-- start Data block --

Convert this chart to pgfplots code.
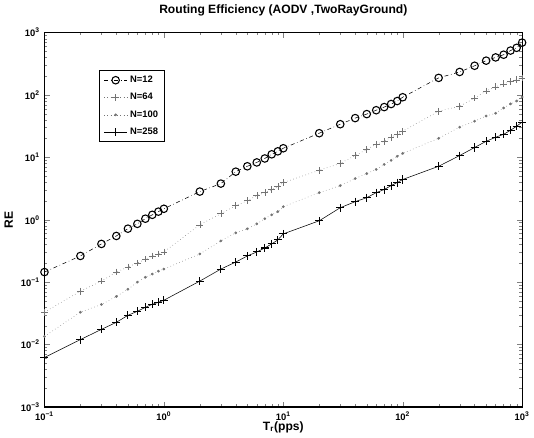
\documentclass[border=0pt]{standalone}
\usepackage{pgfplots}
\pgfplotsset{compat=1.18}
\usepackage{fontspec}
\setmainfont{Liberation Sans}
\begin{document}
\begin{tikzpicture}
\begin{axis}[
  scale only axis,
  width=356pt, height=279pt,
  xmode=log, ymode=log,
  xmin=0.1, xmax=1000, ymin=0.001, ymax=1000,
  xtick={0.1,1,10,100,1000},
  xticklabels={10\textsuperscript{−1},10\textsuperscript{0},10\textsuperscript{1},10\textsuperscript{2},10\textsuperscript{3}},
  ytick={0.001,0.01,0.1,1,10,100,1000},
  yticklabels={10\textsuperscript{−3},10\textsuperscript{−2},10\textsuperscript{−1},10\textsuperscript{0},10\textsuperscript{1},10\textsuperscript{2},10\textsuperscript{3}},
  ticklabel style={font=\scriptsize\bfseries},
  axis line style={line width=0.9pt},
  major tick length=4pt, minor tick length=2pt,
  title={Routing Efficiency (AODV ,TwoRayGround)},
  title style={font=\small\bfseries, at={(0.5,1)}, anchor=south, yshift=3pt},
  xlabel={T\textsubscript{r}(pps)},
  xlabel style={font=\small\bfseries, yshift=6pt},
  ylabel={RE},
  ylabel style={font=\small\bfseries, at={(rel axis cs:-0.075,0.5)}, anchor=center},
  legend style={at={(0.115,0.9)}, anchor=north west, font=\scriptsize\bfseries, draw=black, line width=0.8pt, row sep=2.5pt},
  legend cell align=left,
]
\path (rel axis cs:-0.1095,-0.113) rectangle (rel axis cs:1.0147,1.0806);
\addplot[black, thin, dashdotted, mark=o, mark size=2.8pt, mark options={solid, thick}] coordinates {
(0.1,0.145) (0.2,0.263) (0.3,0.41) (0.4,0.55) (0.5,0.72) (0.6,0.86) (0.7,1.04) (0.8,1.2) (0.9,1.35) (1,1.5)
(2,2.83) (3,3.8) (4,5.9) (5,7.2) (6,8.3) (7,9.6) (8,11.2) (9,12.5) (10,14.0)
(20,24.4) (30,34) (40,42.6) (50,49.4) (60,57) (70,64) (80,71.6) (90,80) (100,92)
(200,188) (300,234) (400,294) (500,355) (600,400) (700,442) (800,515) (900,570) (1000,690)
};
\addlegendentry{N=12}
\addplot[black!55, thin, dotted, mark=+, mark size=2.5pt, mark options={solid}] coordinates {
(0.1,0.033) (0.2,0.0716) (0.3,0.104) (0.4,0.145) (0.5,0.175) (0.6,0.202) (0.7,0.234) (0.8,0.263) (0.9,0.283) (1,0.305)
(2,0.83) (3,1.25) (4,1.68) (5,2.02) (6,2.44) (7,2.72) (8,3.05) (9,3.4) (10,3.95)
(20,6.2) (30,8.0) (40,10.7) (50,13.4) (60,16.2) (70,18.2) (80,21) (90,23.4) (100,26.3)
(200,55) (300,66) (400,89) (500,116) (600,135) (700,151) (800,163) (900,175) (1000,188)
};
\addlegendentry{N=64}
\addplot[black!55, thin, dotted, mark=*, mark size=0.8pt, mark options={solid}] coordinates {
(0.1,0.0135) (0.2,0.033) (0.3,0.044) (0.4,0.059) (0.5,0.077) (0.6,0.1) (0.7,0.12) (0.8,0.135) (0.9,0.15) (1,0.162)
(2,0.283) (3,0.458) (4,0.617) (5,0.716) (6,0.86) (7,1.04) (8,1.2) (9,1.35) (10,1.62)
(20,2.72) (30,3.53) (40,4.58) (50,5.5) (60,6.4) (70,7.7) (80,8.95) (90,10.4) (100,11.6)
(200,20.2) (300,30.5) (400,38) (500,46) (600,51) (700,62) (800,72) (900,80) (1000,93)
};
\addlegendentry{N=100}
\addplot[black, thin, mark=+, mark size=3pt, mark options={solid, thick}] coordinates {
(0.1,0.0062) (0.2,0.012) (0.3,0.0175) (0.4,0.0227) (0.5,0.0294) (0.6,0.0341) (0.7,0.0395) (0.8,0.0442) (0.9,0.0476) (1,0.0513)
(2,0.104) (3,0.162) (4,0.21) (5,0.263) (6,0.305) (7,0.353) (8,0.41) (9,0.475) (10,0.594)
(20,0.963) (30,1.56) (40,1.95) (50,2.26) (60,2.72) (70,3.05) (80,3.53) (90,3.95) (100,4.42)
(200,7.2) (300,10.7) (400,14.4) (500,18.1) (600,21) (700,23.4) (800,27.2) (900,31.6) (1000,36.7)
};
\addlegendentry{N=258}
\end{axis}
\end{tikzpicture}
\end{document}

-- end Data block --

● **What you will do**
Using the material above, set down every line exactly, but skip the pictures.

● **Complete answer**
Convert this chart to pgfplots code.
\documentclass[border=0pt]{standalone}
\usepackage{pgfplots}
\pgfplotsset{compat=1.18}
\usepackage{fontspec}
\setmainfont{Liberation Sans}
\begin{document}
\begin{tikzpicture}
\begin{axis}[
  scale only axis,
  width=356pt, height=279pt,
  xmode=log, ymode=log,
  xmin=0.1, xmax=1000, ymin=0.001, ymax=1000,
  xtick={0.1,1,10,100,1000},
  xticklabels={10\textsuperscript{−1},10\textsuperscript{0},10\textsuperscript{1},10\textsuperscript{2},10\textsuperscript{3}},
  ytick={0.001,0.01,0.1,1,10,100,1000},
  yticklabels={10\textsuperscript{−3},10\textsuperscript{−2},10\textsuperscript{−1},10\textsuperscript{0},10\textsuperscript{1},10\textsuperscript{2},10\textsuperscript{3}},
  ticklabel style={font=\scriptsize\bfseries},
  axis line style={line width=0.9pt},
  major tick length=4pt, minor tick length=2pt,
  title={Routing Efficiency (AODV ,TwoRayGround)},
  title style={font=\small\bfseries, at={(0.5,1)}, anchor=south, yshift=3pt},
  xlabel={T\textsubscript{r}(pps)},
  xlabel style={font=\small\bfseries, yshift=6pt},
  ylabel={RE},
  ylabel style={font=\small\bfseries, at={(rel axis cs:-0.075,0.5)}, anchor=center},
  legend style={at={(0.115,0.9)}, anchor=north west, font=\scriptsize\bfseries, draw=black, line width=0.8pt, row sep=2.5pt},
  legend cell align=left,
]
\path (rel axis cs:-0.1095,-0.113) rectangle (rel axis cs:1.0147,1.0806);
\addplot[black, thin, dashdotted, mark=o, mark size=2.8pt, mark options={solid, thick}] coordinates {
(0.1,0.145) (0.2,0.263) (0.3,0.41) (0.4,0.55) (0.5,0.72) (0.6,0.86) (0.7,1.04) (0.8,1.2) (0.9,1.35) (1,1.5)
(2,2.83) (3,3.8) (4,5.9) (5,7.2) (6,8.3) (7,9.6) (8,11.2) (9,12.5) (10,14.0)
(20,24.4) (30,34) (40,42.6) (50,49.4) (60,57) (70,64) (80,71.6) (90,80) (100,92)
(200,188) (300,234) (400,294) (500,355) (600,400) (700,442) (800,515) (900,570) (1000,690)
};
\addlegendentry{N=12}
\addplot[black!55, thin, dotted, mark=+, mark size=2.5pt, mark options={solid}] coordinates {
(0.1,0.033) (0.2,0.0716) (0.3,0.104) (0.4,0.145) (0.5,0.175) (0.6,0.202) (0.7,0.234) (0.8,0.263) (0.9,0.283) (1,0.305)
(2,0.83) (3,1.25) (4,1.68) (5,2.02) (6,2.44) (7,2.72) (8,3.05) (9,3.4) (10,3.95)
(20,6.2) (30,8.0) (40,10.7) (50,13.4) (60,16.2) (70,18.2) (80,21) (90,23.4) (100,26.3)
(200,55) (300,66) (400,89) (500,116) (600,135) (700,151) (800,163) (900,175) (1000,188)
};
\addlegendentry{N=64}
\addplot[black!55, thin, dotted, mark=*, mark size=0.8pt, mark options={solid}] coordinates {
(0.1,0.0135) (0.2,0.033) (0.3,0.044) (0.4,0.059) (0.5,0.077) (0.6,0.1) (0.7,0.12) (0.8,0.135) (0.9,0.15) (1,0.162)
(2,0.283) (3,0.458) (4,0.617) (5,0.716) (6,0.86) (7,1.04) (8,1.2) (9,1.35) (10,1.62)
(20,2.72) (30,3.53) (40,4.58) (50,5.5) (60,6.4) (70,7.7) (80,8.95) (90,10.4) (100,11.6)
(200,20.2) (300,30.5) (400,38) (500,46) (600,51) (700,62) (800,72) (900,80) (1000,93)
};
\addlegendentry{N=100}
\addplot[black, thin, mark=+, mark size=3pt, mark options={solid, thick}] coordinates {
(0.1,0.0062) (0.2,0.012) (0.3,0.0175) (0.4,0.0227) (0.5,0.0294) (0.6,0.0341) (0.7,0.0395) (0.8,0.0442) (0.9,0.0476) (1,0.0513)
(2,0.104) (3,0.162) (4,0.21) (5,0.263) (6,0.305) (7,0.353) (8,0.41) (9,0.475) (10,0.594)
(20,0.963) (30,1.56) (40,1.95) (50,2.26) (60,2.72) (70,3.05) (80,3.53) (90,3.95) (100,4.42)
(200,7.2) (300,10.7) (400,14.4) (500,18.1) (600,21) (700,23.4) (800,27.2) (900,31.6) (1000,36.7)
};
\addlegendentry{N=258}
\end{axis}
\end{tikzpicture}
\end{document}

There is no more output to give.